GIVEN REQUEST:
Drop the images; return everything else in the listing below exactly.

Code that draws figures:
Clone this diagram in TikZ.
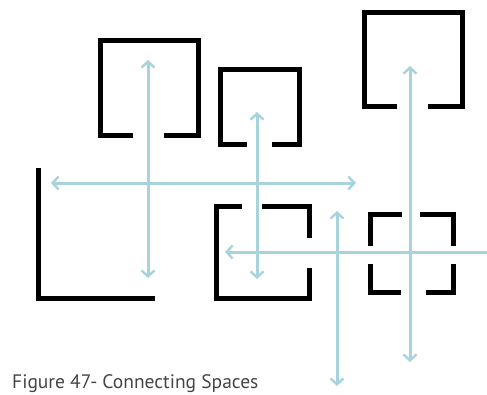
\documentclass[tikz,border=0pt]{standalone}
\usepackage{fontspec}
\setsansfont{PT Sans}
\usetikzlibrary{arrows.meta}
\definecolor{linkblue}{HTML}{A9D3DC}
\definecolor{captiongray}{HTML}{454545}
\tikzset{
  wall/.style={line width=5pt, black, line cap=butt, line join=miter},
  link/.style={line width=3pt, linkblue, line cap=butt},
  biarrow/.style={link, {Straight Barb[length=6pt,width=13pt,line width=2.4pt]}-{Straight Barb[length=6pt,width=13pt,line width=2.4pt]}},
  onearrow/.style={link, {Straight Barb[length=6pt,width=13pt,line width=2.4pt]}-},
}
\begin{document}
\begin{tikzpicture}[x=1pt,y=-1pt]
\useasboundingbox (0,0) rectangle (487,394);

% open rooms
\draw[wall] (133,135) -- (100,135) -- (100,40) -- (198,40) -- (198,135) -- (164,135);
\draw[wall] (247,144) -- (220,144) -- (220,69) -- (299,69) -- (299,144) -- (272,144);
\draw[wall] (397,106) -- (364,106) -- (364,12) -- (462,12) -- (462,106) -- (428,106);

% corner wall
\draw[wall] (38,168) -- (38,298) -- (155,298);

% room with two openings
\draw[wall] (242,206) -- (216,206) -- (216,298) -- (309,298) -- (309,268);
\draw[wall] (262,206) -- (309,206) -- (309,238);

% room of four corners
\draw[wall] (370,246) -- (370,214) -- (402,214);
\draw[wall] (420,214) -- (453,214) -- (453,246);
\draw[wall] (370,264) -- (370,292) -- (401,292);
\draw[wall] (426,292) -- (453,292) -- (453,264);

% connections
\coordinate (a1) at (148,60);  \coordinate (a2) at (148,278);
\coordinate (b1) at (51,183);  \coordinate (b2) at (356,183);
\coordinate (c1) at (257,112); \coordinate (c2) at (257,279);
\coordinate (d1) at (410,66);  \coordinate (d2) at (410,362);
\coordinate (e1) at (337,211); \coordinate (e2) at (337,386);
\coordinate (f1) at (225,252); \coordinate (f2) at (487,252);

\draw[biarrow] (a1) -- (a2);
\draw[biarrow] (b1) -- (b2);
\draw[biarrow] (c1) -- (c2);
\draw[onearrow] (f1) -- (f2);
\draw[biarrow] (d1) -- (d2);
\draw[biarrow] (e1) -- (e2);

\node[anchor=base west, inner sep=0pt, text=captiongray, font=\sffamily\fontsize{19.5}{22}\selectfont] (cap) at (12,388) {Figure 47- Connecting Spaces};
\end{tikzpicture}
\end{document}
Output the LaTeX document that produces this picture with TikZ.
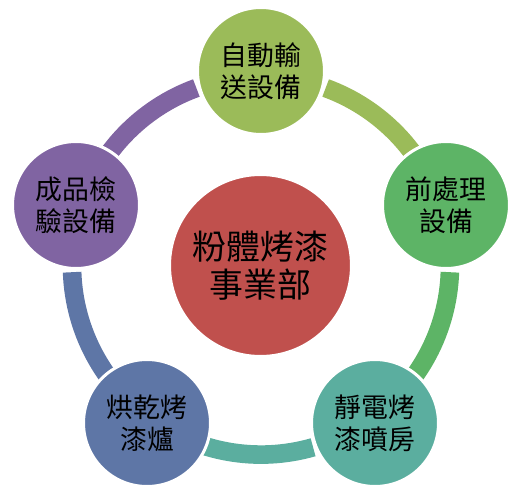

SOLUTION BELOW:
Clone this diagram in TikZ.
\documentclass[tikz,border=0pt]{standalone}
\usepackage{fontspec}
\setsansfont{PT Sans}
\usetikzlibrary{arrows.meta}
\definecolor{linkblue}{HTML}{A9D3DC}
\definecolor{captiongray}{HTML}{454545}
\tikzset{
  wall/.style={line width=5pt, black, line cap=butt, line join=miter},
  link/.style={line width=3pt, linkblue, line cap=butt},
  biarrow/.style={link, {Straight Barb[length=6pt,width=13pt,line width=2.4pt]}-{Straight Barb[length=6pt,width=13pt,line width=2.4pt]}},
  onearrow/.style={link, {Straight Barb[length=6pt,width=13pt,line width=2.4pt]}-},
}
\begin{document}
\begin{tikzpicture}[x=1pt,y=-1pt]
\useasboundingbox (0,0) rectangle (487,394);

% open rooms
\draw[wall] (133,135) -- (100,135) -- (100,40) -- (198,40) -- (198,135) -- (164,135);
\draw[wall] (247,144) -- (220,144) -- (220,69) -- (299,69) -- (299,144) -- (272,144);
\draw[wall] (397,106) -- (364,106) -- (364,12) -- (462,12) -- (462,106) -- (428,106);

% corner wall
\draw[wall] (38,168) -- (38,298) -- (155,298);

% room with two openings
\draw[wall] (242,206) -- (216,206) -- (216,298) -- (309,298) -- (309,268);
\draw[wall] (262,206) -- (309,206) -- (309,238);

% room of four corners
\draw[wall] (370,246) -- (370,214) -- (402,214);
\draw[wall] (420,214) -- (453,214) -- (453,246);
\draw[wall] (370,264) -- (370,292) -- (401,292);
\draw[wall] (426,292) -- (453,292) -- (453,264);

% connections
\coordinate (a1) at (148,60);  \coordinate (a2) at (148,278);
\coordinate (b1) at (51,183);  \coordinate (b2) at (356,183);
\coordinate (c1) at (257,112); \coordinate (c2) at (257,279);
\coordinate (d1) at (410,66);  \coordinate (d2) at (410,362);
\coordinate (e1) at (337,211); \coordinate (e2) at (337,386);
\coordinate (f1) at (225,252); \coordinate (f2) at (487,252);

\draw[biarrow] (a1) -- (a2);
\draw[biarrow] (b1) -- (b2);
\draw[biarrow] (c1) -- (c2);
\draw[onearrow] (f1) -- (f2);
\draw[biarrow] (d1) -- (d2);
\draw[biarrow] (e1) -- (e2);

\node[anchor=base west, inner sep=0pt, text=captiongray, font=\sffamily\fontsize{19.5}{22}\selectfont] (cap) at (12,388) {Figure 47- Connecting Spaces};
\end{tikzpicture}
\end{document}
Output the LaTeX document that produces this picture with TikZ.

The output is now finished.